▸ **Data shown**:

####################

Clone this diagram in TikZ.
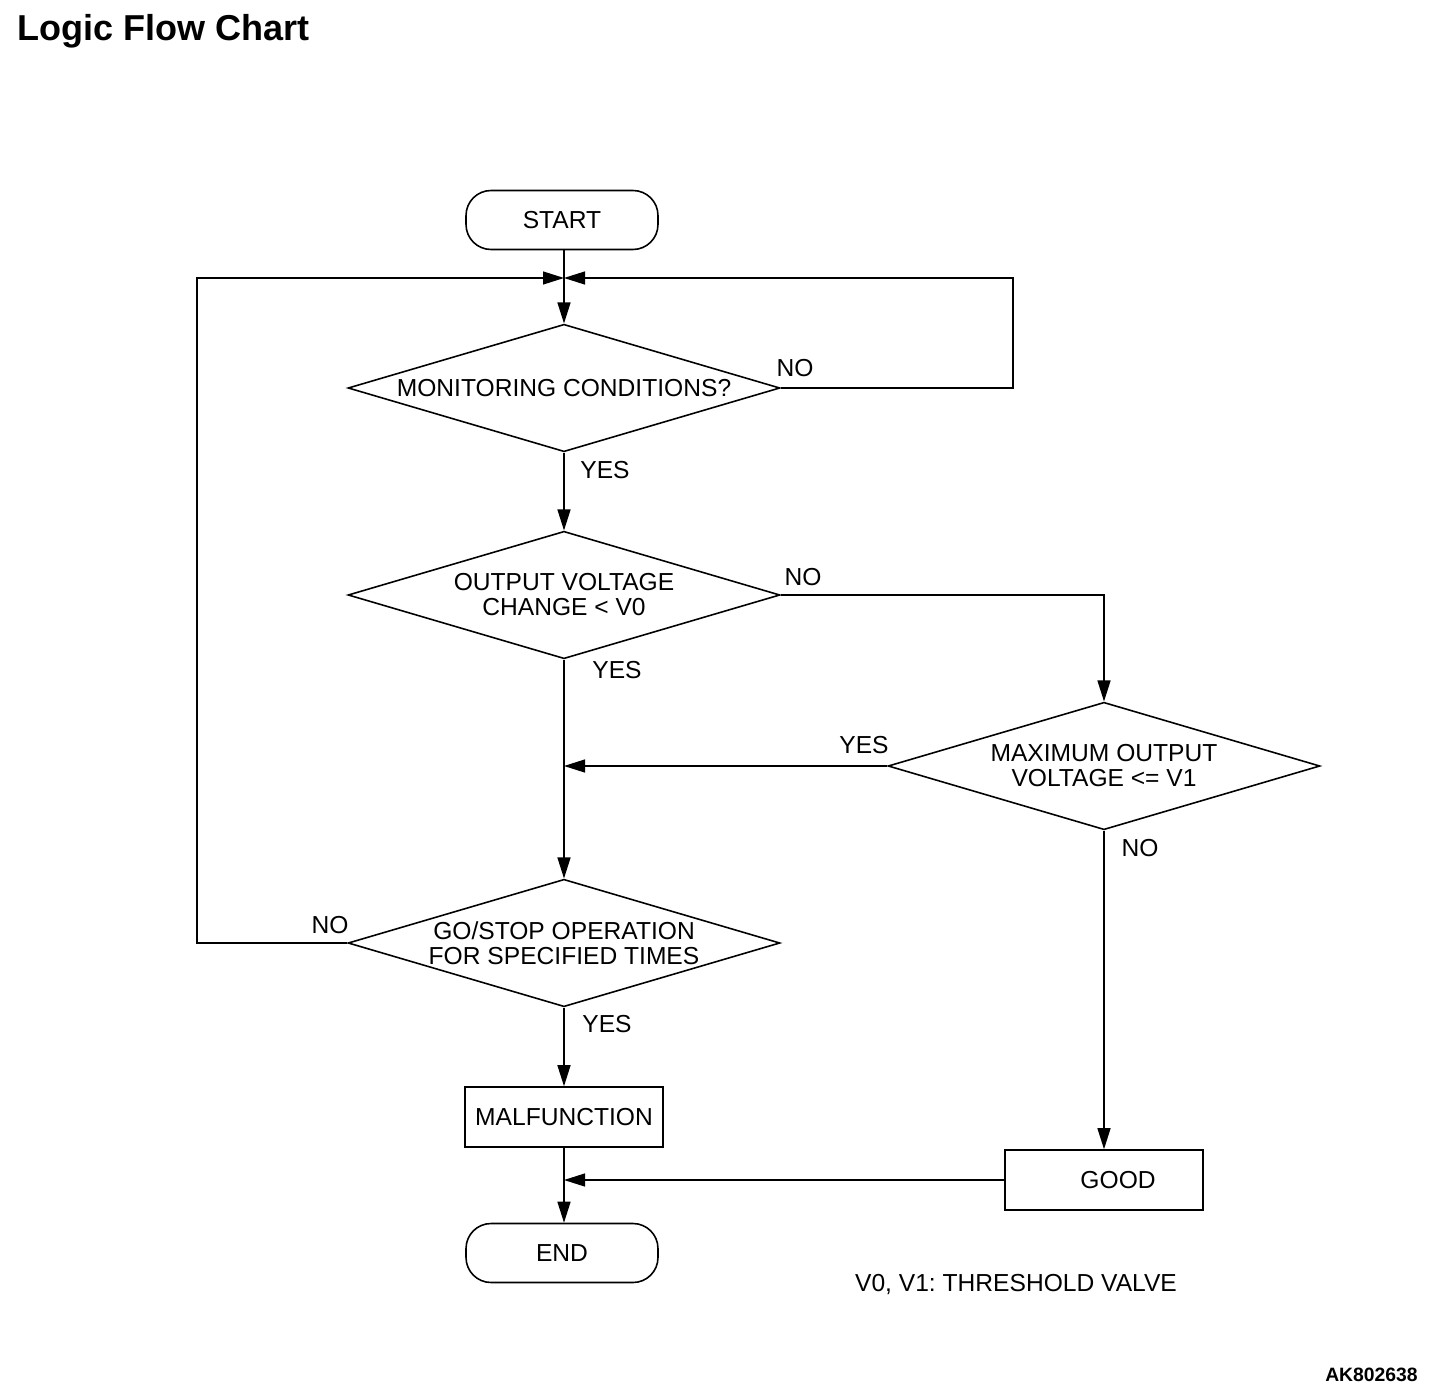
\documentclass[tikz,border=0pt]{standalone}
\usepackage{fontspec}
\setmainfont{Liberation Sans}
\usetikzlibrary{shapes.geometric, arrows.meta}
\frenchspacing

\begin{document}
\begin{tikzpicture}[x = 0.02cm, y = -0.02cm,
	> = {Triangle[length = 0.42cm, width = 0.26cm]},
	every node/.style = {font = \fontsize{14}{14.2}\selectfont},
	terminal/.style = {draw, line width = 0.9pt, rectangle, rounded corners = 0.5cm,
		minimum width = 3.84cm, minimum height = 1.18cm},
	process/.style = {draw, line width = 0.9pt, rectangle,
		minimum width = 3.96cm, minimum height = 1.2cm},
	decision/.style = {draw, line width = 0.9pt, diamond, aspect = 3.4, inner sep = 0pt,
		align = center, minimum width = 8.64cm, minimum height = 2.55cm},
	flow/.style = {line width = 0.75pt}]

	% Page

	\useasboundingbox (0, 0) rectangle (1456, 1398);

	\node [anchor = base west, inner sep = 0pt, font = \fontsize{20.5}{23}\selectfont\bfseries]
		(title) at (17, 41) {Logic Flow Chart};

	% Boxes

	\node [terminal] (start) at (562, 220) {START};
	\node [decision] (monitor) at (564, 388) {MONITORING CONDITIONS?};
	\node [decision] (change) at (564, 595) {OUTPUT VOLTAGE\\CHANGE < V0};
	\node [decision] (maxv) at (1104, 766) {MAXIMUM OUTPUT\\VOLTAGE <= V1};
	\node [decision] (gostop) at (564, 943) {GO/STOP OPERATION\\FOR SPECIFIED TIMES};
	\node [process] (malf) at (564, 1117) {MALFUNCTION};
	\node [process] (good) at (1104, 1180) {\hspace{16pt}GOOD};
	\node [terminal] (end) at (562, 1253) {END};

	% Junctions and corners

	\coordinate (join1) at (564, 278);
	\coordinate (join2) at (564, 766);
	\coordinate (join3) at (564, 1180);
	\coordinate (loopR) at (1013, 278);
	\coordinate (loopL) at (197, 278);

	% Connectors

	\draw [flow, ->] (start.south -| join1) -- (monitor.north);
	\draw [flow, ->] (monitor.east) -| (loopR) -- (join1);
	\draw [flow, ->] (monitor.south) -- (change.north);
	\draw [flow, ->] (change.east) -| (maxv.north);
	\draw [flow, ->] (maxv.west) -- (join2);
	\draw [flow, ->] (change.south) -- (gostop.north);
	\draw [flow, ->] (gostop.west) -| (loopL) -- (join1);
	\draw [flow, ->] (gostop.south) -- (malf.north);
	\draw [flow, ->] (maxv.south) -- (good.north);
	\draw [flow, ->] (malf.south) -- (end.north -| join3);
	\draw [flow, ->] (good.west) -- (join3);

	% Branch labels

	\node (no1) at (795, 368) {NO};
	\node (yes1) at (605, 470) {YES};
	\node (no2) at (803, 577) {NO};
	\node (yes2) at (617, 670) {YES};
	\node (yes3) at (864, 745) {YES};
	\node (no3) at (1140, 848) {NO};
	\node (no4) at (330, 925) {NO};
	\node (yes4) at (607, 1024) {YES};

	% Notes

	\node (note) at (1016, 1284) {V0, V1: THRESHOLD VALVE};
	\node [anchor = base east, inner sep = 0pt, font = \fontsize{11}{13}\selectfont\bfseries]
		(code) at (1418, 1381) {AK802638};

\end{tikzpicture}
\end{document}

####################

▸ **Required task**: Without the pictures, output the full listing exactly as it stands.

▸ **Solution to the problem**:
Clone this diagram in TikZ.
\documentclass[tikz,border=0pt]{standalone}
\usepackage{fontspec}
\setmainfont{Liberation Sans}
\usetikzlibrary{shapes.geometric, arrows.meta}
\frenchspacing

\begin{document}
\begin{tikzpicture}[x = 0.02cm, y = -0.02cm,
	> = {Triangle[length = 0.42cm, width = 0.26cm]},
	every node/.style = {font = \fontsize{14}{14.2}\selectfont},
	terminal/.style = {draw, line width = 0.9pt, rectangle, rounded corners = 0.5cm,
		minimum width = 3.84cm, minimum height = 1.18cm},
	process/.style = {draw, line width = 0.9pt, rectangle,
		minimum width = 3.96cm, minimum height = 1.2cm},
	decision/.style = {draw, line width = 0.9pt, diamond, aspect = 3.4, inner sep = 0pt,
		align = center, minimum width = 8.64cm, minimum height = 2.55cm},
	flow/.style = {line width = 0.75pt}]

	% Page

	\useasboundingbox (0, 0) rectangle (1456, 1398);

	\node [anchor = base west, inner sep = 0pt, font = \fontsize{20.5}{23}\selectfont\bfseries]
		(title) at (17, 41) {Logic Flow Chart};

	% Boxes

	\node [terminal] (start) at (562, 220) {START};
	\node [decision] (monitor) at (564, 388) {MONITORING CONDITIONS?};
	\node [decision] (change) at (564, 595) {OUTPUT VOLTAGE\\CHANGE < V0};
	\node [decision] (maxv) at (1104, 766) {MAXIMUM OUTPUT\\VOLTAGE <= V1};
	\node [decision] (gostop) at (564, 943) {GO/STOP OPERATION\\FOR SPECIFIED TIMES};
	\node [process] (malf) at (564, 1117) {MALFUNCTION};
	\node [process] (good) at (1104, 1180) {\hspace{16pt}GOOD};
	\node [terminal] (end) at (562, 1253) {END};

	% Junctions and corners

	\coordinate (join1) at (564, 278);
	\coordinate (join2) at (564, 766);
	\coordinate (join3) at (564, 1180);
	\coordinate (loopR) at (1013, 278);
	\coordinate (loopL) at (197, 278);

	% Connectors

	\draw [flow, ->] (start.south -| join1) -- (monitor.north);
	\draw [flow, ->] (monitor.east) -| (loopR) -- (join1);
	\draw [flow, ->] (monitor.south) -- (change.north);
	\draw [flow, ->] (change.east) -| (maxv.north);
	\draw [flow, ->] (maxv.west) -- (join2);
	\draw [flow, ->] (change.south) -- (gostop.north);
	\draw [flow, ->] (gostop.west) -| (loopL) -- (join1);
	\draw [flow, ->] (gostop.south) -- (malf.north);
	\draw [flow, ->] (maxv.south) -- (good.north);
	\draw [flow, ->] (malf.south) -- (end.north -| join3);
	\draw [flow, ->] (good.west) -- (join3);

	% Branch labels

	\node (no1) at (795, 368) {NO};
	\node (yes1) at (605, 470) {YES};
	\node (no2) at (803, 577) {NO};
	\node (yes2) at (617, 670) {YES};
	\node (yes3) at (864, 745) {YES};
	\node (no3) at (1140, 848) {NO};
	\node (no4) at (330, 925) {NO};
	\node (yes4) at (607, 1024) {YES};

	% Notes

	\node (note) at (1016, 1284) {V0, V1: THRESHOLD VALVE};
	\node [anchor = base east, inner sep = 0pt, font = \fontsize{11}{13}\selectfont\bfseries]
		(code) at (1418, 1381) {AK802638};

\end{tikzpicture}
\end{document}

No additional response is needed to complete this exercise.